Sue told me that’s why everyone here. All the faculty. That that’s why they go out of their way to do everything they can to make sure the students have a welcoming experience. That they know they’re cared for. And that if they ever need anything, that they only have to ask.

I told her that, as overwhelming as this all has been, that the people truly have been the bright spot.

She told me that after a while, you realize everyone here are just normal people. Normal people who are incredibly passionate about what they want to do. And that that is a real pleasure to be around. I still feel like everyone’s a couple hundred IQ points higher than I am. But it really is an amazing place to be. And I’m still in awe of it all.

I met up with Jen & Steve after a full day of reading. We grabbed pizza at a really cool woodfire place. Their menu was amazing. Split into different regions of the world. Asia. America. Europe. Africa. Each region featuring pizza toppings from their culture. It was great. And the environment was amazing. Lots of open-air space. Hanging lights. Large windows. Concrete floors and columns. Very modern feel in a very old city.

A woman and her son sat beside us. She was very English. Very proper. And the boy was, well, he was a boy. Messing around all night. Having a good time. She was trying to keep him under her thumb, so as not to make a scene. He was cracking us up all night.

At one point in the evening, he let out a loud burp. And he immediately erupted into laughter. You could see the blood drain from the boy’s mother as he did.

“Oh, I am so embarrassed,” she said, looking at us before hanging her face in her hands. “This truly isn’t representative.”

We all laughed. Along with the boy. I felt like she was apologizing for her entire country. Maybe she was. Either way, it was hilarious.

We caught a movie after dinner. RED. The new action movie with Bruce Willis and Morgan Freeman and some others. It was great. Lots of brainless action. A much-needed reprieve from all the studies.

Jen loves Bruce Willis movies.
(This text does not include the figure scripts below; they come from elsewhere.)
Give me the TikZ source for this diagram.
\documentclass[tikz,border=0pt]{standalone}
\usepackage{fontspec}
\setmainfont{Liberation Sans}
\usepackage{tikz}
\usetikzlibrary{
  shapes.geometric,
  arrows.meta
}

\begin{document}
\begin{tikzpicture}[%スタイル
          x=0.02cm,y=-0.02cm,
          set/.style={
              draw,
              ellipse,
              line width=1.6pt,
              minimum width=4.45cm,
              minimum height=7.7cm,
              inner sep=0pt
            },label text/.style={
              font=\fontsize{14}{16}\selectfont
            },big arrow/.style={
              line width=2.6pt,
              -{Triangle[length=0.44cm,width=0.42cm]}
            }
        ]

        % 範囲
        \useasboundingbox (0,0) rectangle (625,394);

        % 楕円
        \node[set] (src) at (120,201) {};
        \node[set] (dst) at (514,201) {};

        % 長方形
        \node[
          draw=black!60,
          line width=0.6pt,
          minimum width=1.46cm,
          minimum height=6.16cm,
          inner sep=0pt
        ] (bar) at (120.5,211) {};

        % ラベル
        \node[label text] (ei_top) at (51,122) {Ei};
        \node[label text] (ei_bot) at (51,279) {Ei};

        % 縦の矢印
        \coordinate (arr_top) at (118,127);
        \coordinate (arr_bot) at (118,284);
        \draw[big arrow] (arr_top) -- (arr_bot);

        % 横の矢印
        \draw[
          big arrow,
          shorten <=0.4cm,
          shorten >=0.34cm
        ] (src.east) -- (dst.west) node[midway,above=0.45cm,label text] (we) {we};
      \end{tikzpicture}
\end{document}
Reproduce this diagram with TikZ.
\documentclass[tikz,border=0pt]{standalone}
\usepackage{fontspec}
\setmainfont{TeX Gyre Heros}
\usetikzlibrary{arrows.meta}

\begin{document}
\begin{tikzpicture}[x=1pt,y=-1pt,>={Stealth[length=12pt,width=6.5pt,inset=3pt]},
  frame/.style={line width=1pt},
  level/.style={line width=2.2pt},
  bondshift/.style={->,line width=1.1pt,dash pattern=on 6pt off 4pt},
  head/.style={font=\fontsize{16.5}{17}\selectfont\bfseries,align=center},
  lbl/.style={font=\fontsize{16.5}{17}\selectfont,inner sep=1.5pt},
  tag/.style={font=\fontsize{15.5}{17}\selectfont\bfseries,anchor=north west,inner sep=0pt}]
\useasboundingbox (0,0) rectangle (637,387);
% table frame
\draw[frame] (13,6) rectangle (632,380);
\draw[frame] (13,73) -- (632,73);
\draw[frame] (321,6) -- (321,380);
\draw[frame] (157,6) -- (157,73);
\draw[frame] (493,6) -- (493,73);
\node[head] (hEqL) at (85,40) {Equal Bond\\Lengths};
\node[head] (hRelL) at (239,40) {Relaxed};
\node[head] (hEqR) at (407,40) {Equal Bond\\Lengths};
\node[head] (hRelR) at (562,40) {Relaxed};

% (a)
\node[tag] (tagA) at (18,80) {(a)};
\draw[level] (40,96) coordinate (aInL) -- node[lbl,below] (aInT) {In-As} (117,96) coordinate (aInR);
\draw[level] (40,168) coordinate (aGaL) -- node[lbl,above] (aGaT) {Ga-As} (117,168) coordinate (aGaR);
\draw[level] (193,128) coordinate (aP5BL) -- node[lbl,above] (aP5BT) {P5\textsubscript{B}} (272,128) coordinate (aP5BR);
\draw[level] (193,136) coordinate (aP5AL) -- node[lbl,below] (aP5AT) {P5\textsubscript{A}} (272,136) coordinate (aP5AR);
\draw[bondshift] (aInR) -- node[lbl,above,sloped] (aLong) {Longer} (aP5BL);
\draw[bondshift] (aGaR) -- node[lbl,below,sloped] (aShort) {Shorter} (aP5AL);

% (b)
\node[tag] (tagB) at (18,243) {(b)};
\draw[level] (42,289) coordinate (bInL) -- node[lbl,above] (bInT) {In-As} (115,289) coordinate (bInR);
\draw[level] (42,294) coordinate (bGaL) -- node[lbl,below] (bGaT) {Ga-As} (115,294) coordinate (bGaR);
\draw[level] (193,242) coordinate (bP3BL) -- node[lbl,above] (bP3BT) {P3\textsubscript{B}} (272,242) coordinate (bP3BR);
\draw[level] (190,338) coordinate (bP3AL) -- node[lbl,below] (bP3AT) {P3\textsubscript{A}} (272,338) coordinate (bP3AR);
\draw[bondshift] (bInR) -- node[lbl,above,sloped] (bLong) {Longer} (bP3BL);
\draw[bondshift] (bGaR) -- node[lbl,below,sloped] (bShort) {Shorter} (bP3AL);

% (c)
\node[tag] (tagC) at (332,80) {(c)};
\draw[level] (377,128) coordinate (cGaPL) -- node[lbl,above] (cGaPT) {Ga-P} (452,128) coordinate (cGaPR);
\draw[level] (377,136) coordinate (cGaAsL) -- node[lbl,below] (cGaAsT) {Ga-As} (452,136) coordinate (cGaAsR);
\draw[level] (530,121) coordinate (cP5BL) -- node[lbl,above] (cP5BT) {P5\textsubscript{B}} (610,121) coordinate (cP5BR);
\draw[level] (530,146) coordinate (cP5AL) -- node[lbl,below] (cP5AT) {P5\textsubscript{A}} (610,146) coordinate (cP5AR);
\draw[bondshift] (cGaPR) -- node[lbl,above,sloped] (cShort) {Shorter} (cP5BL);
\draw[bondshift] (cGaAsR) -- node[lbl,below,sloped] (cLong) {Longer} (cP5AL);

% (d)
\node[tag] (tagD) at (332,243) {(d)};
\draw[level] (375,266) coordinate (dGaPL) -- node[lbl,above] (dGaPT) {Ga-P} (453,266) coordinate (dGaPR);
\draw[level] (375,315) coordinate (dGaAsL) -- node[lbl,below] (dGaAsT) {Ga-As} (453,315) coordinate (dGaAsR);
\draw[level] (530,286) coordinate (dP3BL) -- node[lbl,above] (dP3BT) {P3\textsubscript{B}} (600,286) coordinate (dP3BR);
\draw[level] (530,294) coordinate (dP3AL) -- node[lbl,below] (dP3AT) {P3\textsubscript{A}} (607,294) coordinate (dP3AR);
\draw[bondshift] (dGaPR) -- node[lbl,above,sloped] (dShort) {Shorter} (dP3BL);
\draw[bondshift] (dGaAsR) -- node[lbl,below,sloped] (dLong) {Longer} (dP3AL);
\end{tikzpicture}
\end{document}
And I love that Jen loves Bruce Willis movies. Ever since we watched the latest Die Hard on our anniversary on Whidbey Island several summers ago, she’s been hooked.

I think it’s because they share a common respect for each other. Jen and Bruce. I think it’s because he’s the only one in the world tough enough for her to respect like that. I always tell Jen if she had a motto it’d be, “Jennifer Pemberton…Tough as nails.” I keep telling her I’m going to make her a t-shirt. I need to get on that.

Walking home under the light posts leaving town that night, I couldn’t help but think how perfect this all seemed. Now. Having them here. Even better than before.

Leaves piled up, crunching underfoot. Steve kicking them as we walked. Golden yellow and burnt orange shuffling as we walked. Talking. Sharing memories. Those are the times we’ll miss Steve most.

Saturday: Like Mallards & The Bagelry

We grabbed dessert at a place in Oxford city center Saturday night. The best ice cream in town, we were told.

It feels very much like a Mallards back home. Lots of crazy flavors. Stout. Bacon & Brie.

I placed my order and told Steve I felt like I was back in Bellingham. That if felt like Mallards.

“And the Bagelry, combined,” Steve added.

He was right. They served bagels, too.

I went to hand them my credit card to pay for the ice cream, and they told me they only took cash.

“Yep, just like Mallard’s and the Bagelry,” I said, turning to Steve and Jen with a smile.